Hoover, meanwhile, called Attorney General Katzenbach to say “we have to move very rapidly” to break the Liuzzo case, and that Justice Department lawyers needed to draw up charges to hold the suspects. He accepted Katzenbach's suggestion that only Doar was near enough to be mobilized instantly. Hoover tersely disclosed that there was an FBI informant. He explained with some exaggeration that President Johnson knew the substance ahead of the Attorney General only because he had called Hoover personally three or four times since midnight.

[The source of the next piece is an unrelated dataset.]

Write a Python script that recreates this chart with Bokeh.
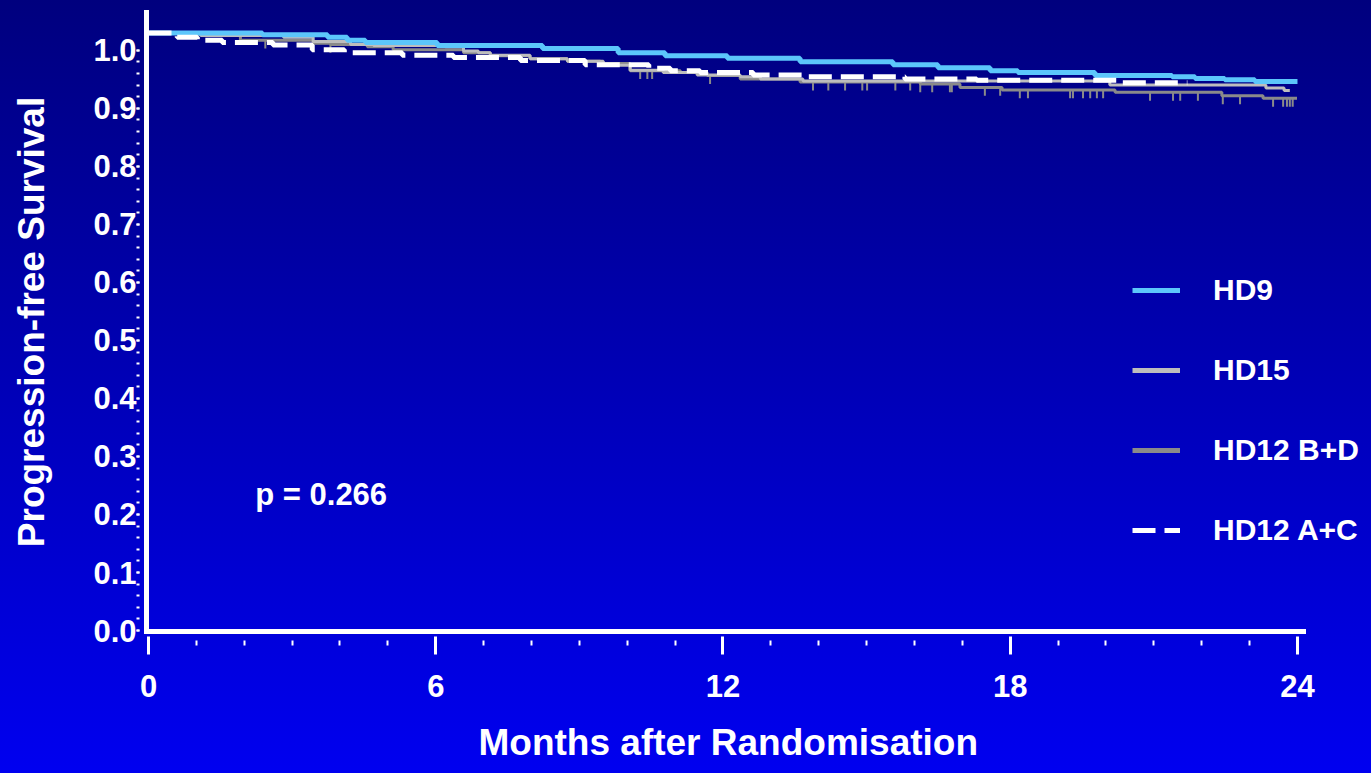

For Katzenbach, the FBI Director added shocking arguments why the President should avoid the Liuzzo family, which Hoover promptly dictated to his top executives in a memo headed “9:32
A.M
.”: “I stated the man himself doesn't have too good a background and the woman had indications of needle marks in her arms where she had been taking dope; that she was sitting very, very close to the Negro in the car; that it had the appearance of a necking party.” Katzenbach did not react to Hoover's slanderous Klan fantasy dressed as evidence,
*
but neither did he ask a single question about the FBI's surprise informant in the murder car. Naively, or protectively, he formed an impression that Rowe had only a casual relationship with the FBI until turning state's evidence after the crime. Like President Johnson, Katzenbach wanted to believe that the FBI discovered a miraculous star witness, and Hoover zealously aimed suspicion at the victim Liuzzo instead.